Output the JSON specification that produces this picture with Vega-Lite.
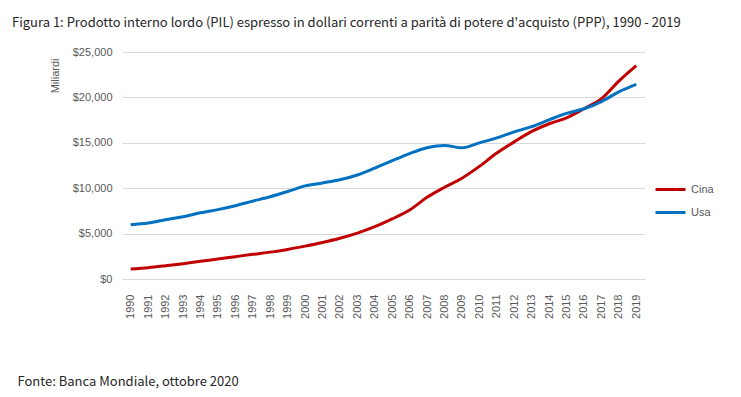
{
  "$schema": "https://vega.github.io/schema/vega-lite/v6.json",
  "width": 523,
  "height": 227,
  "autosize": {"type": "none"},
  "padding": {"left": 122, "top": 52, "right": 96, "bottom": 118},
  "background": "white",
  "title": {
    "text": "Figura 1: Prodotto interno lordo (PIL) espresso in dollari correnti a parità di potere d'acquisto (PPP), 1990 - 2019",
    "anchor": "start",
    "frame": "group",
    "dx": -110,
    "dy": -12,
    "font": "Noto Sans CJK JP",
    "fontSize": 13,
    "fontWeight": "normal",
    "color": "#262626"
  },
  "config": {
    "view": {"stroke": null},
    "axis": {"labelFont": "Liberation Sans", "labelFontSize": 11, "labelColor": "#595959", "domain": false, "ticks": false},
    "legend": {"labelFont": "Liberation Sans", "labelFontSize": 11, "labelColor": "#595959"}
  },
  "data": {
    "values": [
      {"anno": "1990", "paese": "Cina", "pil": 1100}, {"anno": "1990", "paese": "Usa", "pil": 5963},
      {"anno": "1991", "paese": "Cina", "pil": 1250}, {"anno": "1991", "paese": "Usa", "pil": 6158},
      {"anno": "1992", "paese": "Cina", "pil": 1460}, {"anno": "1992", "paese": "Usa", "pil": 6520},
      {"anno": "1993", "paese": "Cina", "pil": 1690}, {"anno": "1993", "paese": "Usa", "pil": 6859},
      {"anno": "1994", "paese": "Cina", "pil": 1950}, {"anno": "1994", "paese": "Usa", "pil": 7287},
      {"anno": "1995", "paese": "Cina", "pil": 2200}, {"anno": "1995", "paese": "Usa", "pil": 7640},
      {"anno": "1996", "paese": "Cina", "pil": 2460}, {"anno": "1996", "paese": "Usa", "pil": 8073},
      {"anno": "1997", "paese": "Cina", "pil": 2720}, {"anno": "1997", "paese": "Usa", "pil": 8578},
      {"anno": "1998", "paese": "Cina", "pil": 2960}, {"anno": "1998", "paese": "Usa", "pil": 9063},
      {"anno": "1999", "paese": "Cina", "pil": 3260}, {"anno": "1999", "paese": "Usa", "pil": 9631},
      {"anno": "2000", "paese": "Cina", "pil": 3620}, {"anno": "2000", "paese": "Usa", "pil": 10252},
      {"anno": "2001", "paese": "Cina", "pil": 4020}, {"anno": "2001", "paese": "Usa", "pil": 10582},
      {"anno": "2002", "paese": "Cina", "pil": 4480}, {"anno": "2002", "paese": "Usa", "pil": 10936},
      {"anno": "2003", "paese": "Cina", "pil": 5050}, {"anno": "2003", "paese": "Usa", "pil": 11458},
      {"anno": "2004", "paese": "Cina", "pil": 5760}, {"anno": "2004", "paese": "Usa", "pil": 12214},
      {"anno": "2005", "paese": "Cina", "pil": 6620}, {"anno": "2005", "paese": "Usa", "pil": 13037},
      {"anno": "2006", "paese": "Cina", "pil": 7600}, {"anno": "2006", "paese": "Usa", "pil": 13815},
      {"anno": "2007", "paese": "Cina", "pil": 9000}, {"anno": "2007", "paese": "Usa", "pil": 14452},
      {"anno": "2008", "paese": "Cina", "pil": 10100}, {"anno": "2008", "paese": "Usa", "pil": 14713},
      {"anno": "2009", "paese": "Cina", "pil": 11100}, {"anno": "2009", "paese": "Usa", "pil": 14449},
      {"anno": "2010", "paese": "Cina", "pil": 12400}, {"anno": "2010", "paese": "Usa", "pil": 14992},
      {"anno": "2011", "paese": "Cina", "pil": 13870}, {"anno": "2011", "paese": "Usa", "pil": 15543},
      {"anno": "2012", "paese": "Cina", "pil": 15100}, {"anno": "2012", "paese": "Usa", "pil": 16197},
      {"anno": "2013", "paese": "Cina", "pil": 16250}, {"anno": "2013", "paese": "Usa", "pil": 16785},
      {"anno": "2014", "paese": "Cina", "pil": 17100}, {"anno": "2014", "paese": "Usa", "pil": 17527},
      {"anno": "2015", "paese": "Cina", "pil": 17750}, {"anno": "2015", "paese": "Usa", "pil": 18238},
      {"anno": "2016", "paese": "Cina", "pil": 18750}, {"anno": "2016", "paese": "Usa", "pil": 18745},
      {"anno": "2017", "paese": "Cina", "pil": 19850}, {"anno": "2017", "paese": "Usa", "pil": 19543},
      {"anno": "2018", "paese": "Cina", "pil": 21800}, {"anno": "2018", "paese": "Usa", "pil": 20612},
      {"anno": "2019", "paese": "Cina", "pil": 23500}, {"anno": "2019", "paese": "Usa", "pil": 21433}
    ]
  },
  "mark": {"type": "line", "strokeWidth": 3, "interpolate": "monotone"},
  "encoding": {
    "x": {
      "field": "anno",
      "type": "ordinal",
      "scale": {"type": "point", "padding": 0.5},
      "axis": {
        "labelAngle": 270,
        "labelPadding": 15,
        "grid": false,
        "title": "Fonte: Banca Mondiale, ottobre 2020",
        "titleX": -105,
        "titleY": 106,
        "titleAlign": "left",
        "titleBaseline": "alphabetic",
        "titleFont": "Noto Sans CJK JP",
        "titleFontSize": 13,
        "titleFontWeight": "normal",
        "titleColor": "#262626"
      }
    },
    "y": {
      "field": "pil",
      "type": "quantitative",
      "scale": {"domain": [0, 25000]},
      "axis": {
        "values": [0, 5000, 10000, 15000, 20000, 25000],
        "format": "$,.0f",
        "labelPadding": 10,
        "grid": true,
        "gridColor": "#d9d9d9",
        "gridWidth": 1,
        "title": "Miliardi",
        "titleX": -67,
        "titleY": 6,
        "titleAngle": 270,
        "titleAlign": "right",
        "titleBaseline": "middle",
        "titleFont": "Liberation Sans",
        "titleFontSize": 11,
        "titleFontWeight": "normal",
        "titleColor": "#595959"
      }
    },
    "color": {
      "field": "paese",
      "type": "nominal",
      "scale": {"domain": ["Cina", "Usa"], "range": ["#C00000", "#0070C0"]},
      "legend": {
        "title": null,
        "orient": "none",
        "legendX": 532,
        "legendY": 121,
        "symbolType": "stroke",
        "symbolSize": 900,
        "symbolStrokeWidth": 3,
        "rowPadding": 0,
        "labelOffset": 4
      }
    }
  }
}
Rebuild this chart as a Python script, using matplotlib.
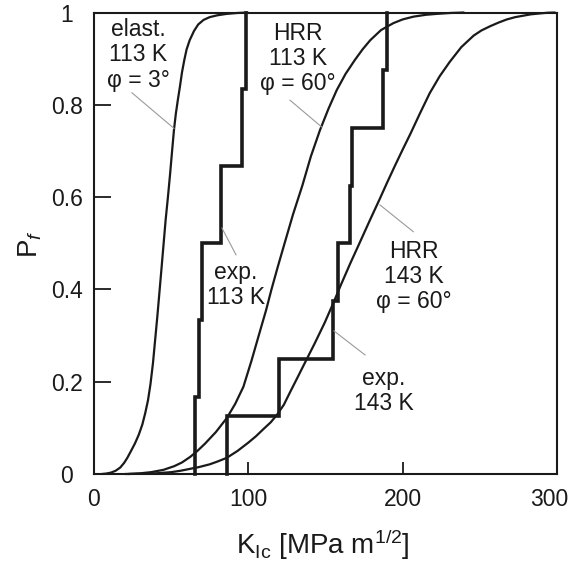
■ ■ ■ ■
Repeat the listing in full and exactly. Leave any pictures out.

Output the JSON specification that produces this picture with Vega-Lite.
{
  "$schema": "https://vega.github.io/schema/vega-lite/v6.json",
  "width": 523,
  "height": 227,
  "autosize": {"type": "none"},
  "padding": {"left": 122, "top": 52, "right": 96, "bottom": 118},
  "background": "white",
  "title": {
    "text": "Figura 1: Prodotto interno lordo (PIL) espresso in dollari correnti a parità di potere d'acquisto (PPP), 1990 - 2019",
    "anchor": "start",
    "frame": "group",
    "dx": -110,
    "dy": -12,
    "font": "Noto Sans CJK JP",
    "fontSize": 13,
    "fontWeight": "normal",
    "color": "#262626"
  },
  "config": {
    "view": {"stroke": null},
    "axis": {"labelFont": "Liberation Sans", "labelFontSize": 11, "labelColor": "#595959", "domain": false, "ticks": false},
    "legend": {"labelFont": "Liberation Sans", "labelFontSize": 11, "labelColor": "#595959"}
  },
  "data": {
    "values": [
      {"anno": "1990", "paese": "Cina", "pil": 1100}, {"anno": "1990", "paese": "Usa", "pil": 5963},
      {"anno": "1991", "paese": "Cina", "pil": 1250}, {"anno": "1991", "paese": "Usa", "pil": 6158},
      {"anno": "1992", "paese": "Cina", "pil": 1460}, {"anno": "1992", "paese": "Usa", "pil": 6520},
      {"anno": "1993", "paese": "Cina", "pil": 1690}, {"anno": "1993", "paese": "Usa", "pil": 6859},
      {"anno": "1994", "paese": "Cina", "pil": 1950}, {"anno": "1994", "paese": "Usa", "pil": 7287},
      {"anno": "1995", "paese": "Cina", "pil": 2200}, {"anno": "1995", "paese": "Usa", "pil": 7640},
      {"anno": "1996", "paese": "Cina", "pil": 2460}, {"anno": "1996", "paese": "Usa", "pil": 8073},
      {"anno": "1997", "paese": "Cina", "pil": 2720}, {"anno": "1997", "paese": "Usa", "pil": 8578},
      {"anno": "1998", "paese": "Cina", "pil": 2960}, {"anno": "1998", "paese": "Usa", "pil": 9063},
      {"anno": "1999", "paese": "Cina", "pil": 3260}, {"anno": "1999", "paese": "Usa", "pil": 9631},
      {"anno": "2000", "paese": "Cina", "pil": 3620}, {"anno": "2000", "paese": "Usa", "pil": 10252},
      {"anno": "2001", "paese": "Cina", "pil": 4020}, {"anno": "2001", "paese": "Usa", "pil": 10582},
      {"anno": "2002", "paese": "Cina", "pil": 4480}, {"anno": "2002", "paese": "Usa", "pil": 10936},
      {"anno": "2003", "paese": "Cina", "pil": 5050}, {"anno": "2003", "paese": "Usa", "pil": 11458},
      {"anno": "2004", "paese": "Cina", "pil": 5760}, {"anno": "2004", "paese": "Usa", "pil": 12214},
      {"anno": "2005", "paese": "Cina", "pil": 6620}, {"anno": "2005", "paese": "Usa", "pil": 13037},
      {"anno": "2006", "paese": "Cina", "pil": 7600}, {"anno": "2006", "paese": "Usa", "pil": 13815},
      {"anno": "2007", "paese": "Cina", "pil": 9000}, {"anno": "2007", "paese": "Usa", "pil": 14452},
      {"anno": "2008", "paese": "Cina", "pil": 10100}, {"anno": "2008", "paese": "Usa", "pil": 14713},
      {"anno": "2009", "paese": "Cina", "pil": 11100}, {"anno": "2009", "paese": "Usa", "pil": 14449},
      {"anno": "2010", "paese": "Cina", "pil": 12400}, {"anno": "2010", "paese": "Usa", "pil": 14992},
      {"anno": "2011", "paese": "Cina", "pil": 13870}, {"anno": "2011", "paese": "Usa", "pil": 15543},
      {"anno": "2012", "paese": "Cina", "pil": 15100}, {"anno": "2012", "paese": "Usa", "pil": 16197},
      {"anno": "2013", "paese": "Cina", "pil": 16250}, {"anno": "2013", "paese": "Usa", "pil": 16785},
      {"anno": "2014", "paese": "Cina", "pil": 17100}, {"anno": "2014", "paese": "Usa", "pil": 17527},
      {"anno": "2015", "paese": "Cina", "pil": 17750}, {"anno": "2015", "paese": "Usa", "pil": 18238},
      {"anno": "2016", "paese": "Cina", "pil": 18750}, {"anno": "2016", "paese": "Usa", "pil": 18745},
      {"anno": "2017", "paese": "Cina", "pil": 19850}, {"anno": "2017", "paese": "Usa", "pil": 19543},
      {"anno": "2018", "paese": "Cina", "pil": 21800}, {"anno": "2018", "paese": "Usa", "pil": 20612},
      {"anno": "2019", "paese": "Cina", "pil": 23500}, {"anno": "2019", "paese": "Usa", "pil": 21433}
    ]
  },
  "mark": {"type": "line", "strokeWidth": 3, "interpolate": "monotone"},
  "encoding": {
    "x": {
      "field": "anno",
      "type": "ordinal",
      "scale": {"type": "point", "padding": 0.5},
      "axis": {
        "labelAngle": 270,
        "labelPadding": 15,
        "grid": false,
        "title": "Fonte: Banca Mondiale, ottobre 2020",
        "titleX": -105,
        "titleY": 106,
        "titleAlign": "left",
        "titleBaseline": "alphabetic",
        "titleFont": "Noto Sans CJK JP",
        "titleFontSize": 13,
        "titleFontWeight": "normal",
        "titleColor": "#262626"
      }
    },
    "y": {
      "field": "pil",
      "type": "quantitative",
      "scale": {"domain": [0, 25000]},
      "axis": {
        "values": [0, 5000, 10000, 15000, 20000, 25000],
        "format": "$,.0f",
        "labelPadding": 10,
        "grid": true,
        "gridColor": "#d9d9d9",
        "gridWidth": 1,
        "title": "Miliardi",
        "titleX": -67,
        "titleY": 6,
        "titleAngle": 270,
        "titleAlign": "right",
        "titleBaseline": "middle",
        "titleFont": "Liberation Sans",
        "titleFontSize": 11,
        "titleFontWeight": "normal",
        "titleColor": "#595959"
      }
    },
    "color": {
      "field": "paese",
      "type": "nominal",
      "scale": {"domain": ["Cina", "Usa"], "range": ["#C00000", "#0070C0"]},
      "legend": {
        "title": null,
        "orient": "none",
        "legendX": 532,
        "legendY": 121,
        "symbolType": "stroke",
        "symbolSize": 900,
        "symbolStrokeWidth": 3,
        "rowPadding": 0,
        "labelOffset": 4
      }
    }
  }
}
Rebuild this chart as a Python script, using matplotlib.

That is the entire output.